The First Crazy Step
INDIA | Thursday, 15 May 2014 | Views [94] | Scholarship Entry
The first time I boarded the train to Jammu, it left me with a palpable sense of excitement. But there was also a deep sense of fear. Not because I was visiting the disputed and disturbed territory of Jammu & Kashmir, but because I was going to leave behind the prospect of a well paying job, and a Masters in New York to pursue a project that would lead me where, I knew not. I remember the cold November morning, I was sitting in a decrepit small bus (the best way to go about Jammu, I was to find out soon) and watching the sun rise in the gaps between rows of unorganized housing of the city.
My first day there and I had walked for over five kilometers, exploring the various suburbs and the bazaars. The lifestyle was like any other city, except with a strong presence of the Indian military forces.

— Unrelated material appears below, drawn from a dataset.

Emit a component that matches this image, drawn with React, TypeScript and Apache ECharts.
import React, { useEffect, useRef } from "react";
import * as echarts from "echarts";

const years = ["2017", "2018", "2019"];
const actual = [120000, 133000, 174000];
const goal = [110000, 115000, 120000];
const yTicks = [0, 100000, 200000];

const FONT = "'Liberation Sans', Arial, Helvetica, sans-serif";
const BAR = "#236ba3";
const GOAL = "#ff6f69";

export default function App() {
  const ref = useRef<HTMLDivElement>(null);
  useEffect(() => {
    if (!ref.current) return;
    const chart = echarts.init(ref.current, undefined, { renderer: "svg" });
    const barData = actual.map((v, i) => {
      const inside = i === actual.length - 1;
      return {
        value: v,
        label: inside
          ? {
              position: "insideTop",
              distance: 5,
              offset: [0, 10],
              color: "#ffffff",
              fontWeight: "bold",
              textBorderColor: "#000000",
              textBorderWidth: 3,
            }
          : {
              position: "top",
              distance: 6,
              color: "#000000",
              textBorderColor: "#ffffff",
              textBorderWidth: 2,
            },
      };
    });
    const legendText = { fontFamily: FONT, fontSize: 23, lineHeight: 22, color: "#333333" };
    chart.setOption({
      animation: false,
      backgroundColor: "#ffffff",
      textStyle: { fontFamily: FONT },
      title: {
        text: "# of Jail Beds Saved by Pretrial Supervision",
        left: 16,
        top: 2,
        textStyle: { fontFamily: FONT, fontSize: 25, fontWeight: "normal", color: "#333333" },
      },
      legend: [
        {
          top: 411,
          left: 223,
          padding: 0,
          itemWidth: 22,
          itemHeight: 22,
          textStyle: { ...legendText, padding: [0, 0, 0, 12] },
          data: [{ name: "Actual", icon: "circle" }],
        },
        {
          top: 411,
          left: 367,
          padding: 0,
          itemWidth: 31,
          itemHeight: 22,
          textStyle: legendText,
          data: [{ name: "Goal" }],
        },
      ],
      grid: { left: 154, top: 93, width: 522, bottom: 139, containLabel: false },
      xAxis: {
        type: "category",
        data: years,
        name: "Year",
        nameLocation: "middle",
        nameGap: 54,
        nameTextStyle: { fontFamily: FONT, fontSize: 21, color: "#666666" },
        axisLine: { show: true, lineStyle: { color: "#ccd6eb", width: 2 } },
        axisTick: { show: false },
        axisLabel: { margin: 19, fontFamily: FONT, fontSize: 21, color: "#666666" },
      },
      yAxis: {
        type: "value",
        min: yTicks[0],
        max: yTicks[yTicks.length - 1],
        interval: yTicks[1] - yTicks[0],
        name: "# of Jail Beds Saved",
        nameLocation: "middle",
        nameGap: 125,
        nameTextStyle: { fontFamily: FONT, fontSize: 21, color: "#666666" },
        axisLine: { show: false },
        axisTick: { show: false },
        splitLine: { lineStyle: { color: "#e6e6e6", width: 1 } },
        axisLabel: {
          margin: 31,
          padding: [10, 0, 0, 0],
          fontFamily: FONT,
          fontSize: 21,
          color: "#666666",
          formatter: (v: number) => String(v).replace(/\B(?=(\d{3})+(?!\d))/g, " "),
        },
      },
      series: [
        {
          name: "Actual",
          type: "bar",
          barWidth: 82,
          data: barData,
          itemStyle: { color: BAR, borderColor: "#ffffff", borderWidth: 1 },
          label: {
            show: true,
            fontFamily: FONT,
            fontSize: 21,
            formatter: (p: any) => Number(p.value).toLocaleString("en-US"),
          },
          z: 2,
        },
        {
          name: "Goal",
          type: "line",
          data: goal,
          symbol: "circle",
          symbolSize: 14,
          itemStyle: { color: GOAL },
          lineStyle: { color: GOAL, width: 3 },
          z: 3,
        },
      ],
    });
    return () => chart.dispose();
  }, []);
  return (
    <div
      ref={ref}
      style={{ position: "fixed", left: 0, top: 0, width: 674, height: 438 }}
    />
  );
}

Ever since then, I have never been back home. I traveled in the villages along the India-Pakistan border. The family that hosted me lived in a lovely house in the middle of fields that were ready for harvest. I learned the ways of village life; we used to wake up with the sun and go to the fields to disembowel since the village has no sanitary facilities, and then, a bath under the water from the canal in the open. I used to hear from my mother that the food served with love tastes the best. I tasted the best food in those eight days in the village. The villagers welcomed me with open arms, and I developed life-long friendships.
After a month I flew across the length of India and reached Madurai in Tamil Nadu. It was a culture shock. Life is so different in South India. Every morning, the women folk dress up the ground with intricate and colorful patterns. To accommodate the humidity, the men wear lungi- long wrap-around-skirts of cotton and the women ornament their hair with garlands of flowers. Art adds a touch of magic to every aspect of living here. The food is tangy and a characteristic ingredient of the cuisine is coconut. A variety of bananas are grown here, and the people are ferociously proud of their variety of the fruit. I loved how the people have still kept alive their culture of eating in banana leaves. Eating over fine utensils is so passé! Every part of the tree is used and the large dense banana farms are a sight one doesn’t come across often.
One thing that I find endearing across the length and breadth of India is its unity in diversity. I am confident that this first step will be a harbinger to a lifetime of travels.